Who would I love to connect with via my blog.
Hmm, this is a really good question. This is the same question I have to think about for my business to. The audience. Who are my audience. I’m really not sure! Honestly, if you have dogs, please, have a read, share your own experience with me, or comment any advise you might have for me, I am open to that! If you don’t have dogs but love them and want to know just the typical excursions that they get up to, check them out, every dog is different, my dogs are a very good example of that, but you can get a rough idea of what it might mean if you did one day end up with a puppy. I know myself now that if I do decide to look after another beautiful husky puppy, I will have a better idea of what to do. If this helps you great. Or you just want to know you are not alone! Trust me you definitely are not dogs are mischievous naturally!

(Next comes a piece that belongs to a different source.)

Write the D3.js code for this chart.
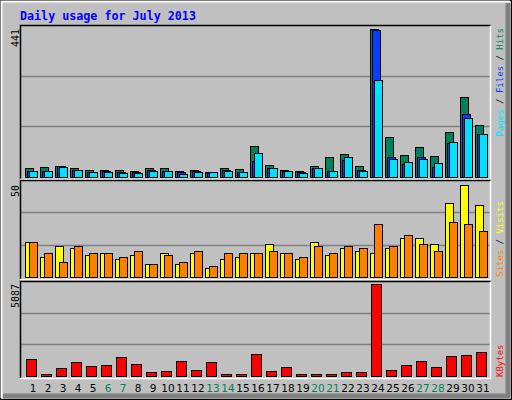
<!DOCTYPE html>
<html>
<head>
<meta charset="utf-8">
<script src="https://cdn.jsdelivr.net/npm/d3@7"></script>
<style>
  body { margin: 0; background: #fff; }
  svg { display: block; }
</style>
</head>
<body>
<div id="chart"></div>
<script>
// Daily usage values
const days = d3.range(1, 32);
const weekendDays = [6, 7, 13, 14, 20, 21, 27, 28];
const hits  = [28,31,34,27,22,22,22,19,28,28,19,22,15,28,25,91,37,22,19,34,61,70,34,441,118,67,88,64,133,238,154];
const files = [19,19,34,22,16,19,16,16,22,19,16,19,15,22,16,49,28,19,16,28,19,52,22,439,61,40,61,31,100,187,127];
const pages = [19,19,31,22,16,16,13,13,19,19,10,16,15,19,16,73,28,19,13,28,19,61,19,289,55,46,55,43,103,175,127];
const visits = [19,11,17,16,12,13,10,12,7,13,7,13,5,10,11,13,18,13,10,19,12,16,14,13,16,21,21,18,40,50,39];
const sites  = [19,13,8,17,13,13,11,14,7,12,8,14,6,13,13,13,14,13,11,17,13,17,16,29,17,23,18,14,30,29,25];
const kbytes = [966,90,464,798,576,631,1077,687,241,297,854,353,798,130,90,1244,297,520,90,90,130,241,241,5087,353,631,854,520,1133,1188,1300];

const W = 512, H = 400;
const mono = "'DejaVu Sans Mono', monospace";
const svg = d3.select("#chart").append("svg").attr("width", W).attr("height", H);

// Frame with bevel
svg.append("rect").attr("x", 0.5).attr("y", 0.5).attr("width", W - 1).attr("height", H - 1)
  .attr("fill", "#c0c0c0").attr("stroke", "#000");
svg.append("path").attr("d", `M1.5,${H - 2} V1.5 H${W - 2}`).attr("stroke", "#fff").attr("stroke-width", 2).attr("fill", "none");
svg.append("path").attr("d", `M${W - 4},3 V${H - 4} H3`).attr("stroke", "#808080").attr("stroke-width", 5).attr("fill", "none");

svg.append("text").attr("x", 20).attr("y", 20)
  .attr("font-family", mono).attr("font-weight", "bold").attr("font-size", 11.7)
  .attr("fill", "#0000ff").text("Daily usage for July 2013");

const x = d3.scaleBand().domain(days).range([25, 490]).paddingInner(0);

// panels: [top, bottom(baseline)]
const panels = [
  { top: 25, base: 177, yTop: 29, max: 441 },
  { top: 180, base: 277, yTop: 185, max: 50 },
  { top: 281, base: 376, yTop: 284, max: 5087 }
];

panels.forEach(p => {
  p.y = d3.scaleLinear().domain([0, p.max]).range([p.base, p.yTop]);
  const h = p.base - p.top;
  svg.append("rect").attr("x", 20.5).attr("y", p.top + 0.5).attr("width", 470).attr("height", h + 1)
    .attr("fill", "#c0c0c0").attr("stroke", "none");
  [1 / 3, 2 / 3].forEach(f => {
    const gy = Math.round(p.base - (p.base - p.top) * f) + 0.5;
    svg.append("line").attr("x1", 21).attr("x2", 490).attr("y1", gy).attr("y2", gy)
      .attr("stroke", "#808080").attr("stroke-width", 1.3);
  });
  svg.append("path").attr("d", `M20.5,${p.base + 2} V${p.top + 0.5} H490.5`).attr("stroke", "#000").attr("fill", "none").attr("stroke-width", 1.5);
  svg.append("path").attr("d", `M490.5,${p.top + 1} V${p.base + 2.5} H20`).attr("stroke", "#fff").attr("fill", "none").attr("stroke-width", 1.5);
  svg.append("text").attr("transform", `translate(19,${p.yTop}) rotate(-90)`)
    .attr("text-anchor", "end").attr("font-family", mono).attr("font-size", 10).attr("fill", "#000")
    .text(p.max);
});

function bars(panel, values, offset, width, color) {
  svg.append("g").selectAll("rect").data(values).join("rect")
    .attr("x", (d, i) => x(days[i]) + offset + 0.5)
    .attr("y", d => Math.round(panel.y(d)) + 0.5)
    .attr("width", width)
    .attr("height", d => Math.max(0, panel.base - Math.round(panel.y(d))))
    .attr("fill", color).attr("stroke", "#000").attr("stroke-width", 1);
}

bars(panels[0], hits, 0, 8, "#00805c");
bars(panels[0], files, 2, 8, "#0040ff");
bars(panels[0], pages, 4, 8, "#00e0ff");
bars(panels[1], visits, 0, 8, "#ffff00");
bars(panels[1], sites, 4, 8, "#ff8000");
bars(panels[2], kbytes, 1, 10, "#ff0000");

// day labels
svg.append("g").selectAll("text").data(days).join("text")
  .attr("x", d => x(d) + 8).attr("y", 392)
  .attr("text-anchor", "middle").attr("font-family", "'DejaVu Sans', sans-serif").attr("font-size", 10.5)
  .attr("fill", d => weekendDays.includes(d) ? "#00805c" : "#000")
  .text(d => d);

// right-hand legends, rotated
function legend(yAnchor, anchor, parts) {
  const t = svg.append("text").attr("transform", `translate(503,${yAnchor}) rotate(-90)`)
    .attr("text-anchor", anchor).attr("font-family", mono).attr("font-size", 9);
  parts.forEach(([s, c]) => t.append("tspan").attr("fill", c).text(s));
}
legend(28, "end", [["Pages", "#00e0ff"], [" / ", "#000"], ["Files", "#0040ff"], [" / ", "#000"], ["Hits", "#00805c"]]);
legend(277, "start", [["Sites", "#ff8000"], [" / ", "#000"], ["Visits", "#ffff00"]]);
legend(377, "start", [["KBytes", "#ff0000"]]);
</script>
</body>
</html>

If you train pole or aerial silks and have any off the equipment training exercises or plans, please! share them with me! I am going to be teaching myself how to do the things that I see, so any help, I will gladly take it. Or even if you don’t and you’re just curious about the disciplines. Maybe you’re a fitness person, great help me build my fitness too, I’m up for that. Or again, if you’re not fitness at all, trust me a lot of the people that I teach pole and silks, are not fitness people, they join the classes because they are fun and it is a great space to make new friends.
If you love books. I have nothing more that I need to explain with that. If you love books yes! Just yes! Talk books to me! I don’t know every book in the world, I haven’t read some of the greatest authors in the world and history. But hey! Talk to me about it, get excited about characters with me, everything books. Plus if you love stationary, oh yes we are definitely new best friends.
If you’re a writer please help me! I’ll take advise on how to make myself better! Any advice I will take. Just please be nice, feedback please not just critiques with no advise on how to fix it please. Also… just be a nice person… fed up of seeing these videos were people are going in for interviews or auditions and the employer or director are just awful people. They play nice to your face, and then make awful comments when they think you can’t hear them… and then when they realise they have been caught out they are like “Oh, I’m so sorry”. No they weren’t. They were sorry they got caught. Not sorry they said it. Just be a nice person please, genuinely nice please.
If you don’t any of these things. You don’t have to like everything all together, but if you don’t like any of these things at all. Then this is not for you. You… are not my audience.
If I blog successfully throughout the next year, what do I hope to accomplish?
I would like to think that this was a simple answer. I don’t really think I know exactly. I would just love to be a writer. If I get to the point in which I can call myself a writer by the end of the year then yes, I can say I made it.
Wow, this is a long post. Well, long for me. But! I hope you enjoy reading it… now. I’m going to bed. I’m shattered and I can’t wait to get Friday over with so I can enjoy some days off.
Thank you so much for reading. Write again soon! Bye!